L’inchiesta si è concentrata su esponenti delle famiglie di Vita e Salemi, sospettati di aver inviato al boss latitante parte dei soldi guadagnati con gli affari illeciti delle cosche. In carcere anche l’imprenditore dell’eolico Vito Nicastri, “il signore del vento”
Una maxi-operazione di oltre 100 uomini tra carabinieri e Dia ha portato all’arresto di 12 persone accusate di associazione mafiosa, estorsione, favoreggiamento e fittizia intestazione di beni, tutti aggravati da modalità mafiose. Le ordinanze di custodia cautelare sono il risultato di un'inchiesta avviata nel 2014 su esponenti delle famiglie di Vita e Salemi (nel Trapanese), ritenuti favoreggiatori del boss Matteo Messina Denaro, latitante dal 1993, al quale avrebbero inviate parte del denaro guadagnato con gli affari delle cosche. Tra le persone sospettate di aver coperto e finanziato la latitanza del capomafia anche l’imprenditore Vito Nicastri, “il signore del vento”, legato, secondo i pm, a una compravendita di terreni della famiglia Salvo.
Gli investimenti delle cosche e i sequestri
Le indagini hanno consentito di individuare i capi dei due clan e di scoprire gregari ed estorsori delle cosche. Gli arrestati, servendosi anche di professionisti nel settore di consulenze agricole e immobiliari, sarebbero riusciti attraverso società di fatto riconducibili all'organizzazione mafiosa, ma fittiziamente intestate a terzi, a realizzare investimenti in colture innovative per la produzione di legname e in attività di ristorazione. Poi, parte del denaro guadagnato derivante dagli investimenti delle cosche trapanesi di Vita e Salemi sarebbe stata destinata al mantenimento del boss latitante. I carabinieri, nel corso dell'operazione, hanno sequestrato tre complessi aziendali, compresi i macchinari, ritenuti legati al business dell'organizzazione criminale.
“Il signore del vento”
In carcere è finito, tra gli altri, l’imprenditore trapanese Vito Nicastri, soprannominato il "re dell'eolico” o il "signore del vento" perché è stato tra i primi in Sicilia a puntare sulle energie pulite. Quello di Nicastri non è un nome nuovo ai carabinieri e il personale della Dia che hanno condotto l'inchiesta sui presunti favoreggiatori del padrino di Castelvetrano: i suoi legami con il boss gli sono costati sequestri per centinaia di milioni di euro.
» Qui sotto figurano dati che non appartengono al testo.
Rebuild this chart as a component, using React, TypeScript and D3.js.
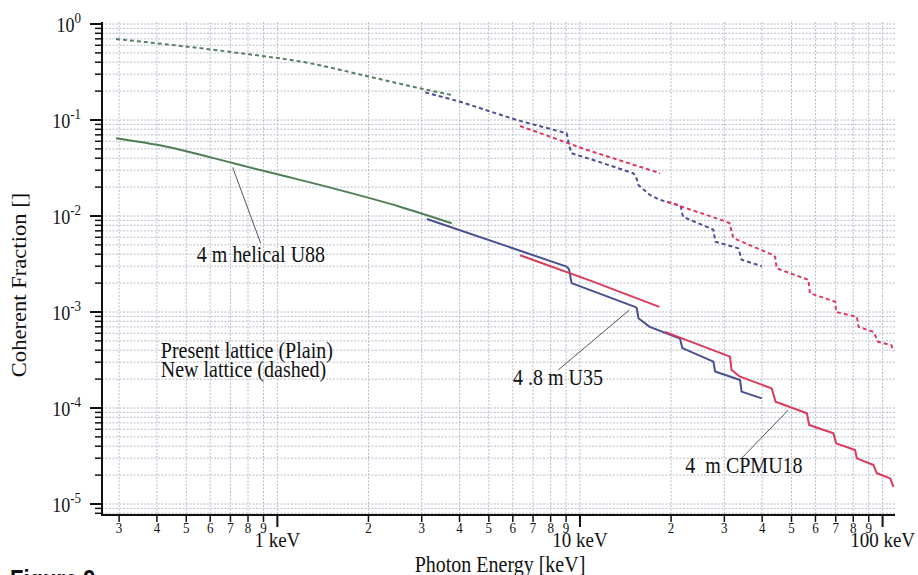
import React, { useEffect, useRef } from 'react';
import * as d3 from 'd3';

const W = 918;
const H = 575;

// photon energy [keV], coherent fraction []
const presentU88 = [[0.293, 0.0645], [0.431, 0.0527], [0.716, 0.0354], [1.0, 0.0272], [1.53, 0.0194], [2.54, 0.0125], [3.77, 0.0084]];
const newU88 = [[0.293, 0.698], [0.716, 0.507], [1.28, 0.39], [2.0, 0.284], [2.96, 0.214], [3.77, 0.182]];

const presentU35 = [
  [3.12, 0.0093], [9.04, 0.00297], [9.2, 0.0028], [9.38, 0.002], [15.2, 0.00113], [15.4, 0.0011], [15.6, 0.00086],
  [17.0, 0.0007], [21.4, 0.00053], [21.8, 0.00042], [27.6, 0.000304], [27.96, 0.00024], [33.8, 0.000196],
  [34.2, 0.000148], [39.9, 0.000126],
];
const newU35 = [
  [3.08, 0.194], [4.02, 0.155], [6.18, 0.1], [9.04, 0.0727], [9.2, 0.055], [9.38, 0.045], [11.07, 0.0383],
  [15.0, 0.0279], [15.3, 0.026], [15.6, 0.021], [17.0, 0.0166], [18.4, 0.0147], [21.5, 0.0128], [21.9, 0.0098],
  [27.6, 0.0072], [28.0, 0.0054], [33.4, 0.0046], [34.2, 0.0035], [39.9, 0.003],
];

const presentCPMU18a = [[6.34, 0.0039], [10.66, 0.00216], [18.3, 0.00113]];
const presentCPMU18b = [
  [19.1, 0.00062], [31.3, 0.000343], [31.7, 0.000249], [33.8, 0.000212], [43.0, 0.00016], [44.3, 0.000116],
  [56.2, 0.0000881], [57.2, 0.0000665], [68.8, 0.0000545], [70.2, 0.0000428], [81.1, 0.0000365],
  [82.2, 0.0000299], [93.3, 0.0000255], [95.7, 0.0000209], [106, 0.0000185], [108.6, 0.0000151],
];
const newCPMU18a = [[6.34, 0.0866], [10.5, 0.049], [18.4, 0.0279]];
const newCPMU18b = [
  [19.4, 0.0141], [30.5, 0.0087], [31.2, 0.0084], [32.1, 0.0059], [43.6, 0.0039], [44.1, 0.00377],
  [44.7, 0.00285], [56.9, 0.00216], [57.5, 0.00157], [69.7, 0.00128], [70.2, 0.001], [82.2, 0.00089],
  [83.3, 0.0007], [93.3, 0.00062], [96.6, 0.00049], [107, 0.00045], [108.6, 0.00039],
];

const xMajor = [1, 10, 100];
const xMajorLabels = ['1 keV', '10 keV', '100 keV'];
const xMinor = [0.3, 0.4, 0.5, 0.6, 0.7, 0.8, 0.9, 2, 3, 4, 5, 6, 7, 8, 9, 20, 30, 40, 50, 60, 70, 80, 90];
const yExponents = [0, -1, -2, -3, -4, -5];

// label text, anchor point, leader line from -> to
const notes = [
  { text: '4 m helical U88', at: [0.542, 0.00334], from: [0.712, 0.032], to: [0.881, 0.0052] },
  { text: '4 .8 m U35', at: [6.01, 0.000174], from: [8.48, 0.000249], to: [14.57, 0.00105] },
  { text: '4  m CPMU18', at: [22.3, 0.0000209], from: [34.2, 0.0000299], to: [48.8, 0.0000953] },
];
const legendLines = ['Present lattice (Plain)', 'New lattice (dashed)'];
const legendAt = [[0.412, 0.000332], [0.412, 0.000212]];

const GREEN = '#4f7d55';
const GREEN_D = '#587e68';
const BLUE = '#484f92';
const RED = '#dc3a5c';
const SY = 1.13; // text in the figure is a bit taller than wide

const App = () => {
  const svgRef = useRef(null);

  useEffect(() => {
    const svg = d3.select(svgRef.current);
    svg.selectAll('*').remove();

    const left = 102, right = 895, top = 22, bottom = 515;
    const x = d3.scaleLog().domain([0.2634, 109.9]).range([left, right]);
    const y = d3.scaleLog().domain([7.68e-6, 1.049]).range([bottom, top]);
    const place = (px, py) => `translate(${px},${py}) scale(1,${SY})`;

    const yMinor = [];
    for (let k = -6; k < 0; k++) {
      for (let m = 2; m <= 9; m++) {
        const v = m * Math.pow(10, k);
        if (v >= y.domain()[0] && v <= y.domain()[1]) yMinor.push(v);
      }
    }
    const yMajor = yExponents.map((e) => Math.pow(10, e));

    // grid
    const grid = svg.append('g').attr('stroke', '#b8bccb').attr('stroke-width', 1).attr('stroke-dasharray', '2,1.5');
    grid.selectAll('.gx')
      .data([...xMinor, ...xMajor])
      .enter()
      .append('line')
      .attr('x1', (d) => x(d)).attr('x2', (d) => x(d))
      .attr('y1', top).attr('y2', bottom);
    grid.selectAll('.gy')
      .data([...yMinor, ...yMajor])
      .enter()
      .append('line')
      .attr('x1', left).attr('x2', right)
      .attr('y1', (d) => y(d)).attr('y2', (d) => y(d));

    // curves (U88 ones are smooth, the others have steps)
    const line = d3.line().x((d) => x(d[0])).y((d) => y(d[1]));
    const smooth = d3.line().x((d) => x(d[0])).y((d) => y(d[1])).curve(d3.curveMonotoneX);
    const series = [
      { data: newU88, color: GREEN_D, dashed: true, smooth: true },
      { data: presentU88, color: GREEN, dashed: false, smooth: true },
      { data: newU35, color: BLUE, dashed: true },
      { data: newCPMU18a, color: RED, dashed: true },
      { data: newCPMU18b, color: RED, dashed: true },
      { data: presentU35, color: BLUE, dashed: false },
      { data: presentCPMU18a, color: RED, dashed: false },
      { data: presentCPMU18b, color: RED, dashed: false },
    ];
    svg.append('g')
      .selectAll('path')
      .data(series)
      .enter()
      .append('path')
      .attr('d', (s) => (s.smooth ? smooth(s.data) : line(s.data)))
      .attr('fill', 'none')
      .attr('stroke', (s) => s.color)
      .attr('stroke-width', 2)
      .attr('stroke-linejoin', 'round')
      .attr('stroke-dasharray', (s) => (s.dashed ? '4,3' : null));

    // annotations
    svg.append('g')
      .selectAll('line')
      .data(notes)
      .enter()
      .append('line')
      .attr('x1', (d) => x(d.from[0])).attr('y1', (d) => y(d.from[1]))
      .attr('x2', (d) => x(d.to[0])).attr('y2', (d) => y(d.to[1]))
      .attr('stroke', '#555')
      .attr('stroke-width', 1);

    const serif = 'Liberation Serif, Times New Roman, serif';
    svg.append('g')
      .selectAll('text')
      .data(notes)
      .enter()
      .append('text')
      .attr('transform', (d) => place(x(d.at[0]), y(d.at[1])))
      .style('font-family', serif).style('font-size', '20px').style('white-space', 'pre')
      .attr('fill', '#111')
      .text((d) => d.text);

    svg.append('g')
      .selectAll('text')
      .data(legendLines)
      .enter()
      .append('text')
      .attr('transform', (d, i) => place(x(legendAt[i][0]), y(legendAt[i][1])))
      .style('font-family', serif).style('font-size', '20px')
      .attr('fill', '#111')
      .text((d) => d);

    // axes
    const ax = svg.append('g').attr('stroke', '#111');
    ax.append('line').attr('x1', left).attr('x2', left).attr('y1', top).attr('y2', bottom + 1).attr('stroke-width', 2);
    ax.append('line').attr('x1', left - 1).attr('x2', right).attr('y1', bottom).attr('y2', bottom).attr('stroke-width', 2);
    ax.selectAll('.ty')
      .data(yMinor)
      .enter()
      .append('line')
      .attr('x1', left - 7).attr('x2', left)
      .attr('y1', (d) => y(d)).attr('y2', (d) => y(d))
      .attr('stroke-width', 1.5);
    ax.selectAll('.tY')
      .data(yMajor)
      .enter()
      .append('line')
      .attr('x1', left - 12).attr('x2', left)
      .attr('y1', (d) => y(d)).attr('y2', (d) => y(d))
      .attr('stroke-width', 2);
    ax.selectAll('.tx')
      .data(xMinor)
      .enter()
      .append('line')
      .attr('x1', (d) => x(d)).attr('x2', (d) => x(d))
      .attr('y1', bottom).attr('y2', bottom + 7)
      .attr('stroke-width', 1.5);
    ax.selectAll('.tX')
      .data(xMajor)
      .enter()
      .append('line')
      .attr('x1', (d) => x(d)).attr('x2', (d) => x(d))
      .attr('y1', bottom).attr('y2', bottom + 12)
      .attr('stroke-width', 2);

    const labels = svg.append('g').style('font-family', serif).attr('fill', '#111');
    labels.selectAll('.lx')
      .data(xMinor)
      .enter()
      .append('text')
      .attr('transform', (d) => place(x(d), bottom + 18))
      .attr('text-anchor', 'middle')
      .style('font-size', '13px')
      .text((d) => String(Math.round(d / Math.pow(10, Math.floor(Math.log10(d) + 1e-9)))));
    labels.selectAll('.lX')
      .data(xMajor)
      .enter()
      .append('text')
      .attr('transform', (d) => place(x(d), bottom + 32))
      .attr('text-anchor', 'middle')
      .style('font-size', '19px')
      .text((d, i) => xMajorLabels[i]);

    const yl = labels.selectAll('.ly')
      .data(yExponents)
      .enter()
      .append('text')
      .attr('transform', (d) => place(81, y(Math.pow(10, d)) + 8))
      .attr('text-anchor', 'end')
      .style('font-size', '18px');
    yl.append('tspan').text('10');
    yl.append('tspan').attr('dy', -8).style('font-size', '13px').text((d) => String(d));

    labels.append('text')
      .attr('transform', `translate(26,${285}) scale(1,${SY}) rotate(-90)`)
      .attr('text-anchor', 'middle')
      .style('font-size', '20px')
      .text('Coherent Fraction []');
    labels.append('text')
      .attr('transform', place(500, 572))
      .attr('text-anchor', 'middle')
      .style('font-size', '20px')
      .text('Photon Energy [keV]');

    svg.append('text')
      .attr('transform', place(10, 588))
      .style('font-family', 'Liberation Sans, Arial, sans-serif')
      .style('font-weight', 'bold')
      .style('font-size', '22px')
      .attr('fill', '#111')
      .text('Figure 9');
  }, []);

  return (
    <svg
      ref={svgRef}
      width={W}
      height={H}
      style={{ position: 'absolute', left: 0, top: 0, background: '#fff' }}
    />
  );
};

export default App;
Di lui, tra gli altri, ha parlato il pentito Lorenzo Cimarosa, nel frattempo morto, indicandolo come uno dei finanziatori della ormai più che ventennale latitanza di Messina Denaro. Il collaboratore di giustizia ha raccontato di una borsa piena di soldi che l’imprenditore avrebbe fatto avere al capomafia attraverso un altro uomo d'onore, Michele Gucciardi.
I terreni della famiglia Salvo e i fratelli Nicastri
L’inchiesta nasce dalla vendita all'asta di terreni della famiglia degli esattori mafiosi Salvo. Secondo gli inquirenti Cosa nostra, attraverso imprenditori complici, avrebbe messo le mani su ettari di vigneti del nipote di Ignazio Salvo, Antonio, sorvegliato speciale dopo una assoluzione da una accusa di mafia, e della moglie Giuseppa, parente del trafficante di droga mafioso Salvatore Miceli. Le terre vennero comprate all'asta da Vito Nicastri e dal fratello Roberto, che avrebbero pagato l'appezzamento 138 mila euro, rivendendolo poi a 750 mila euro alla società Vieffe dell'imprenditore Ciro Ficarotta, mafioso di San Giuseppe Jato. L'affare, inoltre, sarebbe stato realizzato con la supervisione del capomafia di Salemi Michele Gucciardi che, con la complicità di un agronomo, aveva costretto i Salvo a rinunciare ai diritti sui vigneti. Parte dei soldi ottenuti dalla compravendita, secondo i pm, sarebbero andati a Matteo Messina Denaro. "Ricordo distintamente che Salvo - racconta una testimone - ebbe a dirmi che, attraverso Nicastri, Messina Denaro avrebbe ottenuto la grande soddisfazione di appropriarsi di beni che appartenevano alla famiglia Salvo".